What remains unclear, investigators said, was why officials in
Guatemala's prior governments - particularly the police - did not
destroy the files, even though they appear to hold evidence of
egregious abuses. Now that the archive has been found, almost 10 years
after the end of the fighting that left at least 200,000 people dead,
a new government, struggling to maintain a fledgling peace, is still
grappling with how to proceed.
"This presents a serious challenge for the government because there
are going to be a lot of powerful names coming out of the files, and
the justice system is very weak," Frank LaRue, director of the
Guatemalan Presidential Commission on Human Rights, said in an
interview. "But the government remains committed to opening the
archive, and prosecuting people responsible for crimes."
Later he toned down his statement, saying, "I am not sure everyone in
the government would agree with that."
It is not the first batch of government documents uncovered since the
end of the war. Kate Doyle, a senior analyst at the U.S. National
Security Archive, a nonprofit group based in Washington, pointed out
that last year the government quietly opened the files of a former
presidential intelligence agency, which was also accused of systematic
human rights abuses and ordered disbanded. And in 1999, an activities
log for a secret military unit responsible for kidnapping and killing
government opponents was smuggled out of the military's files.
The intelligence agency files had been ransacked before human rights
investigators could get to them. The National Police files - mildewy
and messy, but still intact - promise the most complete accounting of
the government's campaign against people suspected of being leftists,
a campaign initiated with money and advice from the U.S. government.

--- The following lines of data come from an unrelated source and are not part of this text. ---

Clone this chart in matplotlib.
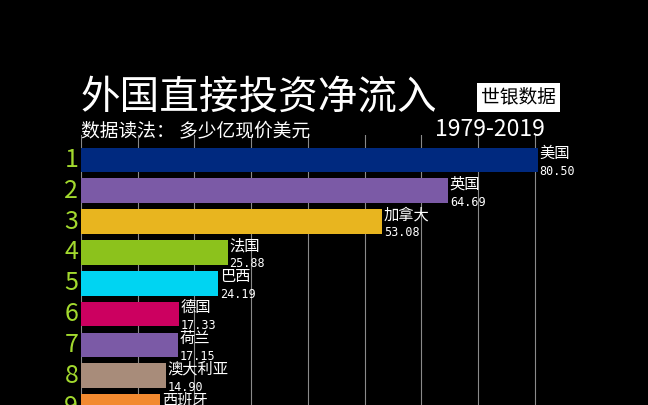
import matplotlib
matplotlib.use("Agg")
from matplotlib import pyplot as plt

plt.rcParams['font.family'] = ['Noto Sans CJK SC', 'DejaVu Sans']

countries = ["美国", "英国", "加拿大", "法国", "巴西", "德国", "荷兰", "澳大利亚", "西班牙"]
values = [80.50, 64.69, 53.08, 25.88, 24.19, 17.33, 17.15, 14.90, 13.95]
colors = ["#00297f", "#7b5aa6", "#e8b51f", "#8cc21c", "#00d4f2",
          "#cc0060", "#7b5aa6", "#a88c7a", "#f28a30"]
ranks = list(range(1, len(countries) + 1))

fig = plt.figure(figsize=(6.48, 4.05), dpi=100, facecolor="black")
ax = fig.add_axes([0.125, 0.0, 0.775, 0.667])
ax.set_facecolor("black")

ax.barh(ranks, values, height=0.8, color=colors, zorder=3)
ax.set_xlim(0, 88.5)
ax.set_ylim(8.95, 0.19)

# grid
ax.set_xticks(range(0, 90, 10))
ax.grid(axis="x", color="#8a8a8a", linewidth=0.8, zorder=0)
ax.tick_params(left=False, bottom=False, labelleft=False, labelbottom=False)
for s in ax.spines.values():
    s.set_visible(False)

for r, name, v in zip(ranks, countries, values):
    ax.text(v + 0.3, r - 0.22, name, color="white", fontsize=11,
            ha="left", va="center", zorder=4)
    ax.text(v + 0.3, r + 0.37, f"{v:.2f}", color="white", fontsize=8.5,
            family="DejaVu Sans Mono", ha="left", va="center", zorder=4)
    ax.text(-0.5, r, str(r), color="#a2d92e", fontsize=18,
            ha="right", va="center", clip_on=False)

fig.text(0.125, 0.76, "外国直接投资净流入", color="white", fontsize=28.5,
         ha="left", va="center")
fig.text(0.125, 0.675, "数据读法： 多少亿现价美元", color="white", fontsize=13.5,
         ha="left", va="center")
fig.text(0.671, 0.68, "1979-2019", color="white", fontsize=16.5,
         ha="left", va="center")
fig.text(0.8, 0.76, "世银数据", color="black", fontsize=13.5, ha="center", va="center",
         bbox=dict(facecolor="white", edgecolor="none", pad=3))

fig.savefig("out.png", dpi=100, facecolor="black")
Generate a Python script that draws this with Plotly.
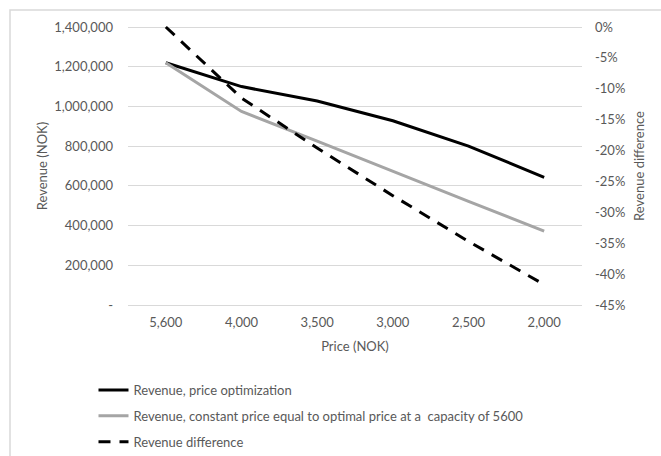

As a precondition for opening the files to viewing by the press last
week, an investigator for the ombudsman's office, Gustavo Meoņo, asked
that specific details from documents describing extrajudicial
kidnappings and killings, including names of victims and police
officers, not be published.
"We have to act very carefully with this archive," Meoņo said. "We do
not want to unduly raise the expectations of the victims. And, for our
safety, and for the safety of the files, we don't want to unduly
frighten the people who are identified as perpetrators."
Everything seems to be there, from traffic tickets and driver's
license applications to spy logs and interrogation records. There are
hundreds of rolls of film and video, along with snapshots of
unidentified bodies, detainees and informants.
There are entire file cabinets marked "disappeared," "assassins" and
"special cases." And there are stacks of arrest records that list
"Communist" as the reason suspects were arrested.
Sergio Morales, the head of the ombudsman's office, has previously
told Guatemalan reporters that the archive contained lists of children
kidnapped from suspected guerrillas along with the names of the
families who agreed to take them in.
Meoņo said there were files that refer to well-known cases, including
the 1990 assassination of Myrna Mack, an anthropologist. He said a
team of Belgian lawyers investigating the assassination in 1980 of
Walter Voordeckers, a Belgian priest, and the disappearance of Serge
Berten, another Belgian citizen, in 1982 found files on those cases
during a visit to Guatemala last September. The investigators got the
Guatemalan government to subpoenaed the former chief of the national
police, Germán Chupina, for the first time since the end of the war.
"I show you these," Meoņo said, referring to documents from the
archives, "to make clear to you that we have great hopes that this
archive is going to clear up mysteries that have tormented this
country for decades."
That seemed to be clear to the directors of archival projects around
the world, including Iraq, Cambodia, and Serbia, who visited the
police files here last week. The question that ran through many of
their minds, they said, was the same one that ran through their minds
when they first examined damning files kept by regimes led by
dictators like Saddam Hussein and organizations like the Khmer Rouge.
"The government denied the archive's existence all these years," said
Youk Chhang, director of the Documentation Center of Cambodia, as he
looked around the files. "But when they had the chance, they didn't
destroy it?"
Hassan Mneimneh, of the Iraq Memory Files, said he was not surprised
at all.
"Ultimately these files are the institutional memory of the
bureaucracy," he said. "To expect a bureaucracy to destroy its files
is to expect it to commit suicide."
Heriberto Cifuentes, a Guatemalan historian who was among the first
outsiders to see the files, said the fact that the government did not
destroy the files reflects a simple fact of Guatemalan life.
"Impunity reigns in Guatemala," he said. "So whether there are
documents or not, people responsible for crimes do not expect to pay
for them. They have always enjoyed blanket immunity."